[PATCH 2/2] Correctly calculate SAC rate in the presense of surface events

Linus Torvalds torvalds at linux-foundation.org
Sun Feb 24 11:54:16 PST 2013


On Sun, Feb 24, 2013 at 11:10 AM, Dirk Hohndel <dirk at hohndel.org> wrote:
> Linus Torvalds <torvalds at linux-foundation.org> writes:
>> What do people think we should show for the dive duration field in the
>> dive list for that last sac-test dive? We spent 30 minutes on the dive
>> end-to-end, but only 25 minutes actually under water. Is it a 30-minute
>> dive, or a 25-minute one? Is the average depth 10m (which is what we use
>> for SAC calculations) or 8.33m (which is the average over the whole 30
>> minutes)?
>
> I think it's a 25 minute dive with an average depth of 10m.

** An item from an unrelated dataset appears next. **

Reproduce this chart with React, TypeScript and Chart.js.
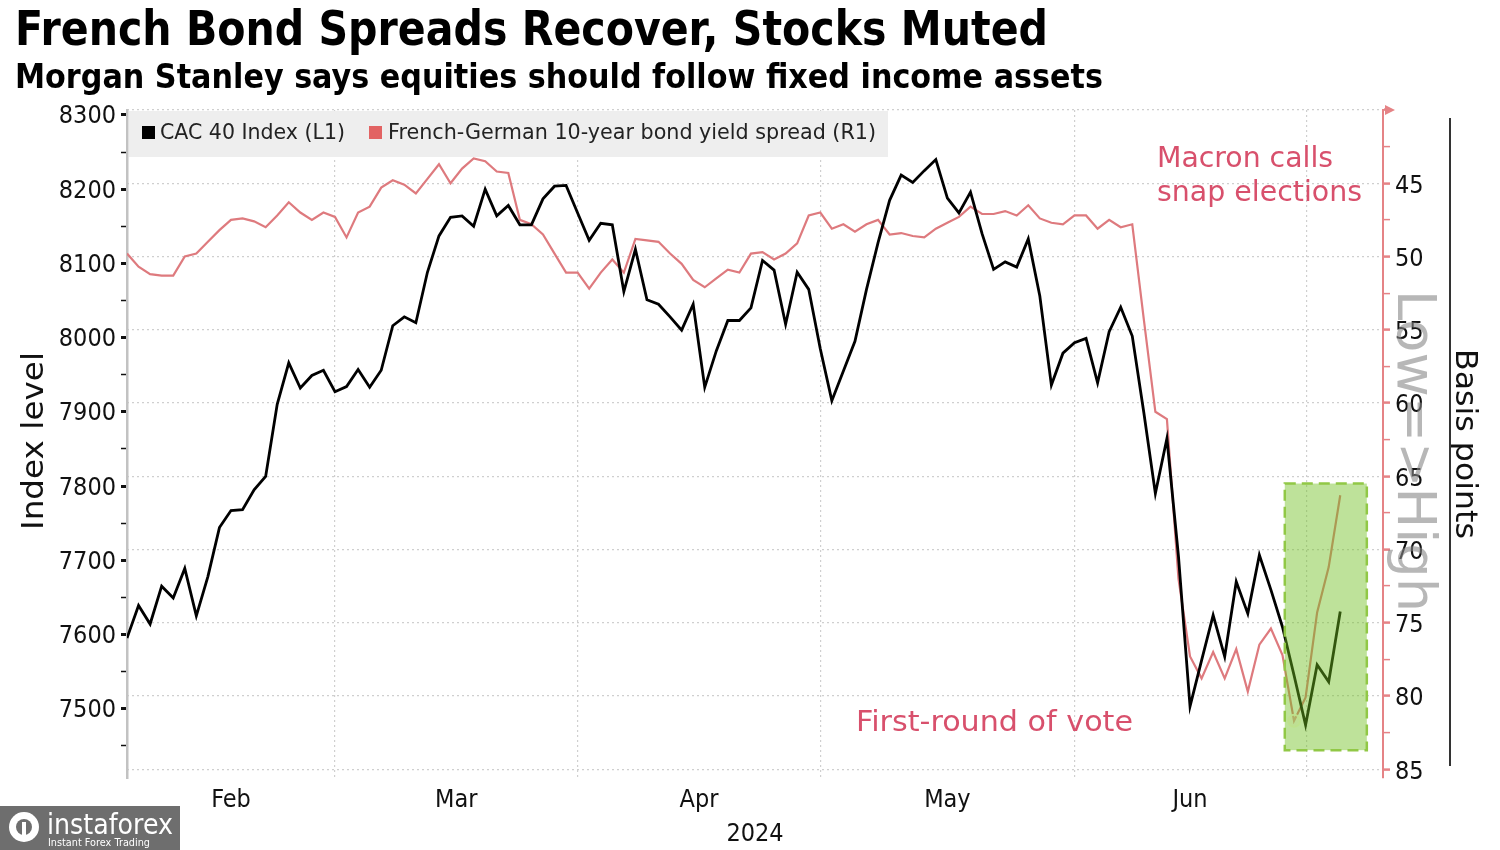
import React, { useEffect, useRef } from 'react';
import { Chart, registerables } from 'chart.js';

Chart.register(...registerables);

const TICK_FONT = "'DejaVu Sans Condensed', 'DejaVu Sans', sans-serif";
const TEXT_FONT = "'DejaVu Sans', sans-serif";

const SPREAD_COLOR = '#de7a7e';
const SPREAD_AXIS = '#e58386';
const LEGEND_RED = '#e26363';
const ANNOT_COLOR = '#d8506c';

// CAC 40 index, one value per trading day (early Feb -> 3 Jul 2024)
const cacValues: number[] = [
  7595, 7639, 7614, 7665, 7649, 7689, 7625, 7678, 7744, 7767,
  7768, 7795, 7813, 7910, 7966, 7932, 7949, 7956, 7927, 7934,
  7957, 7933, 7956, 8016, 8028, 8020, 8088, 8137, 8162, 8164,
  8150, 8200, 8164, 8178, 8152, 8152, 8187, 8204, 8205, 8168,
  8131, 8154, 8152, 8062, 8119, 8051, 8045, 8028, 8010, 8045,
  7933, 7982, 8023, 8023, 8040, 8104, 8091, 8018, 8088, 8065,
  7985, 7915, 7955, 7995, 8065, 8128, 8185, 8219, 8209, 8225,
  8240, 8188, 8168, 8196, 8140, 8092, 8102, 8095, 8133, 8056,
  7936, 7979, 7993, 7999, 7939, 8008, 8041, 8002, 7899, 7790,
  7864, 7705, 7503, 7565, 7626, 7570, 7671, 7628, 7707, 7660,
  7610, 7545, 7478, 7559, 7536, 7631,
];

// French-German 10y spread, basis points
const spreadValues: number[] = [
  49.8, 50.7, 51.2, 51.3, 51.3, 50.0, 49.8, 49.0, 48.2, 47.5,
  47.4, 47.6, 48.0, 47.2, 46.3, 47.0, 47.5, 47.0, 47.3, 48.7,
  47.0, 46.6, 45.3, 44.8, 45.1, 45.7, 44.7, 43.7, 45.0, 44.0,
  43.3, 43.5, 44.2, 44.3, 47.5, 47.8, 48.5, 49.8, 51.1, 51.1,
  52.2, 51.1, 50.2, 51.1, 48.8, 48.9, 49.0, 49.8, 50.5, 51.6,
  52.1, 51.5, 50.9, 51.1, 49.8, 49.7, 50.2, 49.8, 49.1, 47.2,
  47.0, 48.1, 47.8, 48.3, 47.8, 47.5, 48.5, 48.4, 48.6, 48.7,
  48.1, 47.7, 47.3, 46.6, 47.1, 47.1, 46.9, 47.2, 46.5, 47.4,
  47.7, 47.8, 47.2, 47.2, 48.1, 47.5, 48.0, 47.8, 54.3, 60.6,
  61.1, 72.0, 77.3, 78.8, 77.0, 78.8, 76.8, 79.7, 76.5, 75.4,
  77.2, 81.7, 80.1, 74.3, 71.2, 66.3,
];

const seriesLabels = ['CAC 40 Index (L1)', 'French-German 10-year bond yield spread (R1)'];

const monthStarts = [18, 39, 60, 82, 102.1];
const monthNames = ['Feb', 'Mar', 'Apr', 'May', 'Jun'];
const monthCentres = [9, 28.5, 49.5, 71, 92];
const yearLabel = '2024';

const leftMajorTicks = [7500, 7600, 7700, 7800, 7900, 8000, 8100, 8200, 8300];
const leftMinorTicks = [7450, 7550, 7650, 7750, 7850, 7950, 8050, 8150, 8250];
const rightMajorTicks = [40, 45, 50, 55, 60, 65, 70, 75, 80, 85];
const rightMinorTicks = [42.5, 47.5, 52.5, 57.5, 62.5, 67.5, 72.5, 77.5, 82.5];
const rightHiddenLabels = [40];

const xRange = { min: 0, max: 108.7 };
const leftRange = { min: 7406.5, max: 8306.7 };
const rightRange = { min: 40, max: 85.6 };

const highlight = { x0: 100.2, x1: 107.3, y0: 65.5, y1: 83.7 };
const markerIndex = 101;

type TextOpts = {
  font: string;
  color: string;
  width?: number;
  align?: 'left' | 'center' | 'right';
  baseline?: CanvasTextBaseline;
  rotate?: number;
};

function drawText(ctx: CanvasRenderingContext2D, text: string, x: number, y: number, o: TextOpts) {
  ctx.save();
  ctx.font = o.font;
  ctx.fillStyle = o.color;
  ctx.textBaseline = o.baseline || 'alphabetic';
  ctx.textAlign = 'left';
  ctx.translate(x, y);
  if (o.rotate) ctx.rotate(o.rotate);
  const w = ctx.measureText(text).width;
  const sx = o.width ? o.width / w : 1;
  ctx.scale(sx, 1);
  const align = o.align || 'left';
  const dx = align === 'center' ? -w / 2 : align === 'right' ? -w : 0;
  ctx.fillText(text, dx, 0);
  ctx.restore();
}

const decorPlugin = {
  id: 'decor',
  beforeDatasetsDraw(chart: any) {
    const ctx: CanvasRenderingContext2D = chart.ctx;
    ctx.save();
    ctx.fillStyle = '#eeeeee';
    ctx.fillRect(129, 111, 759, 46);
    ctx.fillStyle = '#000000';
    ctx.fillRect(142, 126, 13, 13);
    ctx.fillStyle = LEGEND_RED;
    ctx.fillRect(369, 126, 13, 13);
    ctx.restore();
    drawText(ctx, seriesLabels[0], 160, 133, { font: `22px ${TEXT_FONT}`, color: '#222', baseline: 'middle', width: 185 });
    drawText(ctx, seriesLabels[1], 388, 133, { font: `22px ${TEXT_FONT}`, color: '#222', baseline: 'middle', width: 488 });
  },
  afterDatasetsDraw(chart: any) {
    const ctx: CanvasRenderingContext2D = chart.ctx;
    const xs = chart.scales.x;
    const ys = chart.scales.yR;
    const l = xs.getPixelForValue(highlight.x0);
    const r = xs.getPixelForValue(highlight.x1);
    const t = ys.getPixelForValue(highlight.y0);
    const b = ys.getPixelForValue(highlight.y1);
    ctx.save();
    ctx.fillStyle = 'rgba(110,190,30,0.45)';
    ctx.fillRect(l, t, r - l, b - t);
    ctx.setLineDash([11, 6]);
    ctx.lineWidth = 2.5;
    ctx.strokeStyle = 'rgba(145,200,70,1)';
    ctx.strokeRect(l, t, r - l, b - t);
    ctx.restore();
  },
  afterDraw(chart: any) {
    const ctx: CanvasRenderingContext2D = chart.ctx;
    // titles
    drawText(ctx, 'French Bond Spreads Recover, Stocks Muted', 15, 45, { font: `bold 48px ${TEXT_FONT}`, color: '#000', width: 1033 });
    drawText(ctx, 'Morgan Stanley says equities should follow fixed income assets', 15, 88, { font: `bold 34px ${TEXT_FONT}`, color: '#000', width: 1088 });
    // axis titles
    drawText(ctx, 'Index level', 43, 530, { font: `31px ${TEXT_FONT}`, color: '#111', rotate: -Math.PI / 2, width: 178 });
    drawText(ctx, 'Basis points', 1456, 349, { font: `31px ${TEXT_FONT}`, color: '#111', rotate: Math.PI / 2, width: 190 });
    drawText(ctx, yearLabel, 755, 841, { font: `25px ${TICK_FONT}`, color: '#111', align: 'center' });
    // separator line
    ctx.save();
    ctx.strokeStyle = '#333';
    ctx.lineWidth = 2;
    ctx.beginPath();
    ctx.moveTo(1450, 118);
    ctx.lineTo(1450, 766);
    ctx.stroke();
    // arrow head at top of right axis
    ctx.fillStyle = SPREAD_AXIS;
    ctx.beginPath();
    ctx.moveTo(1385, 105);
    ctx.lineTo(1395, 110);
    ctx.lineTo(1385, 115);
    ctx.closePath();
    ctx.fill();
    ctx.restore();
    // annotations
    drawText(ctx, 'Macron calls', 1157, 167, { font: `29px ${TEXT_FONT}`, color: ANNOT_COLOR, width: 176 });
    drawText(ctx, 'snap elections', 1157, 201, { font: `29px ${TEXT_FONT}`, color: ANNOT_COLOR, width: 205 });
    drawText(ctx, 'First-round of vote', 856, 731, { font: `29px ${TEXT_FONT}`, color: ANNOT_COLOR, width: 277 });
    // watermark
    drawText(ctx, 'Low=>High', 1398, 290, { font: `54px ${TEXT_FONT}`, color: 'rgba(135,135,135,0.6)', rotate: Math.PI / 2, width: 322 });
    // logo
    ctx.save();
    ctx.fillStyle = '#6e6e6e';
    ctx.fillRect(0, 806, 180, 44);
    ctx.fillStyle = '#ffffff';
    ctx.beginPath();
    ctx.arc(24, 827, 15, 0, Math.PI * 2);
    ctx.fill();
    ctx.fillStyle = '#6e6e6e';
    ctx.beginPath();
    ctx.arc(24, 827, 8, 0, Math.PI * 2);
    ctx.fill();
    ctx.fillStyle = '#ffffff';
    ctx.fillRect(22, 822, 4, 18);
    ctx.restore();
    drawText(ctx, 'instaforex', 47, 834, { font: `28px ${TEXT_FONT}`, color: '#ffffff', width: 126 });
    drawText(ctx, 'Instant Forex Trading', 48, 846, { font: `11px ${TEXT_FONT}`, color: '#ffffff', width: 102 });
  },
};

export default function App() {
  const canvasRef = useRef<HTMLCanvasElement | null>(null);

  useEffect(() => {
    if (!canvasRef.current) return;
    const cacData = cacValues.map((v, i) => ({ x: i, y: v }));
    const spreadData = spreadValues.map((v, i) => ({ x: i, y: v }));
    const xTickValues = [...monthStarts, ...monthCentres].sort((a, b) => a - b);
    const leftTickValues = [...leftMajorTicks, ...leftMinorTicks].sort((a, b) => a - b);
    const rightTickValues = [...rightMajorTicks, ...rightMinorTicks].sort((a, b) => a - b);

    const chart = new Chart(canvasRef.current, {
      type: 'line',
      data: {
        datasets: [
          {
            label: seriesLabels[0],
            data: cacData,
            yAxisID: 'yL',
            borderColor: '#000000',
            borderWidth: 2.8,
            pointRadius: 0,
            tension: 0,
          },
          {
            label: seriesLabels[1],
            data: spreadData,
            yAxisID: 'yR',
            borderColor: SPREAD_COLOR,
            borderWidth: 2.2,
            tension: 0,
            pointRadius: (c: any) => (c.dataIndex === markerIndex ? 6 : 0),
            pointBorderColor: 'rgba(255,255,230,0.95)',
            pointBackgroundColor: 'rgba(255,240,220,0.35)',
            pointBorderWidth: 2,
          },
        ],
      },
      options: {
        responsive: false,
        animation: false,
        events: [],
        layout: { padding: { top: 110, left: 0, right: 0, bottom: 0 } },
        plugins: {
          legend: { display: false },
          tooltip: { enabled: false },
          title: { display: false },
        },
        scales: {
          x: {
            type: 'linear',
            position: 'bottom',
            min: xRange.min,
            max: xRange.max,
            afterBuildTicks: (s: any) => {
              s.ticks = xTickValues.map((v) => ({ value: v }));
            },
            afterFit: (s: any) => {
              s.height = 72;
            },
            ticks: {
              autoSkip: false,
              maxRotation: 0,
              minRotation: 0,
              padding: 7,
              color: '#111',
              font: { family: TICK_FONT, size: 25 },
              callback: (v: any) => {
                const i = monthCentres.indexOf(Number(v));
                return i >= 0 ? monthNames[i] : '';
              },
            },
            grid: {
              drawTicks: false,
              lineWidth: 1.2,
              color: (c: any) => (c.tick && monthStarts.includes(c.tick.value) ? '#cfcfcf' : 'rgba(0,0,0,0)'),
            },
            border: { display: false, dash: [2, 3] },
          },
          yL: {
            type: 'linear',
            position: 'left',
            min: leftRange.min,
            max: leftRange.max,
            afterBuildTicks: (s: any) => {
              s.ticks = leftTickValues.map((v) => ({ value: v }));
            },
            afterFit: (s: any) => {
              s.width = 127;
            },
            ticks: {
              autoSkip: false,
              padding: 5,
              labelOffset: 2,
              color: '#111',
              font: { family: TICK_FONT, size: 25 },
              callback: (v: any) => (leftMajorTicks.includes(Number(v)) ? String(v) : ''),
            },
            grid: {
              drawOnChartArea: false,
              drawTicks: true,
              tickLength: 6,
              tickColor: '#111',
              tickWidth: (c: any) => (c.tick && leftMajorTicks.includes(c.tick.value) ? 3 : 1.5),
            },
            border: { display: true, color: '#c2c2c2', width: 2.5 },
          },
          yR: {
            type: 'linear',
            position: 'right',
            reverse: true,
            min: rightRange.min,
            max: rightRange.max,
            afterBuildTicks: (s: any) => {
              s.ticks = rightTickValues.map((v) => ({ value: v }));
            },
            afterFit: (s: any) => {
              s.width = 117;
            },
            ticks: {
              autoSkip: false,
              padding: 5,
              labelOffset: 3,
              color: '#111',
              font: { family: TICK_FONT, size: 25 },
              callback: (v: any) => {
                const n = Number(v);
                return rightMajorTicks.includes(n) && !rightHiddenLabels.includes(n) ? String(n) : '';
              },
            },
            grid: {
              drawOnChartArea: true,
              drawTicks: true,
              tickLength: 7,
              lineWidth: 1.2,
              color: (c: any) => (c.tick && rightMajorTicks.includes(c.tick.value) ? '#cfcfcf' : 'rgba(0,0,0,0)'),
              tickColor: SPREAD_AXIS,
              tickWidth: (c: any) => (c.tick && rightMajorTicks.includes(c.tick.value) ? 2.5 : 1.5),
            },
            border: { display: true, color: SPREAD_AXIS, width: 2, dash: [2, 3] },
          },
        },
      } as any,
      plugins: [decorPlugin as any],
    });
    return () => chart.destroy();
  }, []);

  return (
    <div style={{ position: 'absolute', left: 0, top: 0, width: 1500, height: 850, background: '#ffffff' }}>
      <canvas ref={canvasRef} width={1500} height={850} style={{ display: 'block' }} />
    </div>
  );
}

Ok, that last patch I sent makes it so.

As to the whole discussion about exactly how to estimate SAC rate -
there's nothing we can ever do that is perfect. We can't detect
temperature-induced pressure changes ("is the cylinder cooling down,
or is the diver breathing"), and while it's true we can detect huge
spikes (sensor problems, possible free-flow), I'd hate to try to be
clever about that, especially since we wouldn't see things like that
anyway if the pressure data was given by hand for just beginning end.

So the best we can do is take the amount of gas used and turn it into
a SAC rate given the depths we see. And from everything I've ever
seen, for extended surface times, people do tend to breathe the air
around them. And I think the code I wrote is the best we can do.

Now, one thing I would personally like to see is the ability to see
SAC rates not for the whole dive, but for a certain *part* of the
dive. We don't have that kind of interface, though. And it really is
all about the interface, if we had some way to select a range, I'd
happily write the code to calculate SAC-rate during that range.